Monroe’s claims about being a team player were clearly evidenced by the fact that he was one of the Falcons’ best blockers out of the backfield last season, paving the way for other backs and picking up would-be blitzers on a number of occasions to protect his quarterback.
“My coach at Florida State, coach (Eddie) Gran, was real big on blocking and protecting the quarterback,” said Monroe. “I learned a lot from him. When I came here, it was the same thing under coach (J.L.) Abbott. He really helped me fine-tune my blocking, and it’s been the same thing this year with coach (Ryan) Dumont, who has taken over the running backs.”
Monroe also displayed true sportsmanship when he was injured last fall and was the biggest cheerleader on the sidelines for his backup Damon Waters, who rushed for 134 yards in three touchdowns in the victory over West Virginia State.
Waters, unfortunately, had his FSU career cut short this spring with two years remaining when he suffered his sixth concussion.
“Damon is a player I’m really going to miss because I think in a lot of ways he was kind of irreplaceable for us,” said Monroe, who was a bit emotional about the end of his friend’s playing career. “He’s truly a great person and a great football player.
“Fortunately he has a lot of good things going for him. What I respect most about him is he always put school first. He wants to be a corporate lawyer, which I think is phenomenal. He just got hired part time at the bank, Mon Valley Bank, that I work at part time, so we stay in touch. He works in accounting and I work in the credit and financing department. I just think it’s sad the game had to end prematurely for him.”
Off the field, Monroe is a standout in the classroom as well, garnering a 3.65 grade-point average in his first year at FSU as an accounting and finance major.
“To be honest, that was a little disappointing for me,” said Monroe. “I expect better from myself in school, but considering all I had going on and the fact that I was carrying the maximum amount of hours, I’ll take it. At the end of the day I still came out with an ‘A.’”
As noted, Monroe’s teammates and coaches think highly of the youngster from Miami.
“Daniel is the complete package,” said FSU running backs coach Ryan Dumont. “He’s got size and speed, and he’s a great blocker which, in my opinion, sets him apart from the rest. He’s also a very coachable kid. He’s not a big-timer at all. He’s really ground and down to earth.
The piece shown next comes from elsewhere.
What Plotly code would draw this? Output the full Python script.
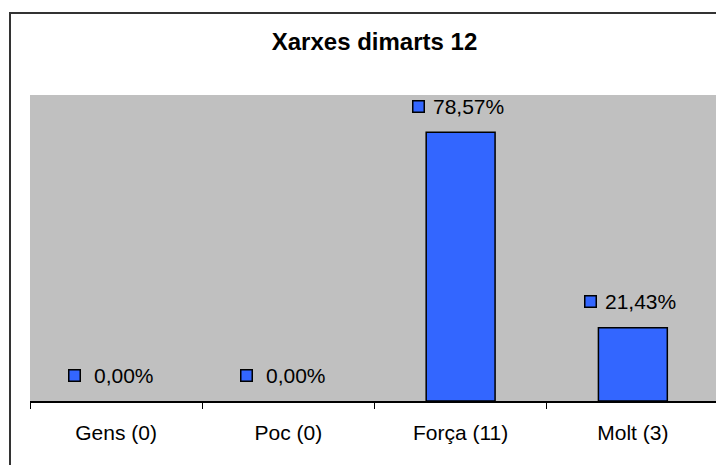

If we ask him to do something he’ll do it, no questions asked.
“Off the field, he’s pretty special too. He’s an extremely intelligent young man who genuinely cares a lot about school. I really can’t say enough good things about him.”
Another interesting characteristic of Monroe is that he is an avid supporter of his fellow student-athletes at Fairmont State. Last year he was present at a number of men’s and women’s basketball games, volleyball matches and even the Falcons’ acrobatics and tumbling team’s competitions.
“That’s the school environment, and you want to support your fellow athletes,” he said. “My sister was a competitive cheerleader, so I have an interest in that, and our basketball players are one of the most supportive groups on campus, so I definitely try to support them whenever I can. It’s all reciprocal. They support us, and I want to support them. Plus, I love athletics. My goal this year is to try to make some softball games.”
Anyone who pays to watch Monroe play his game will usually find his efforts are worth the price of admission.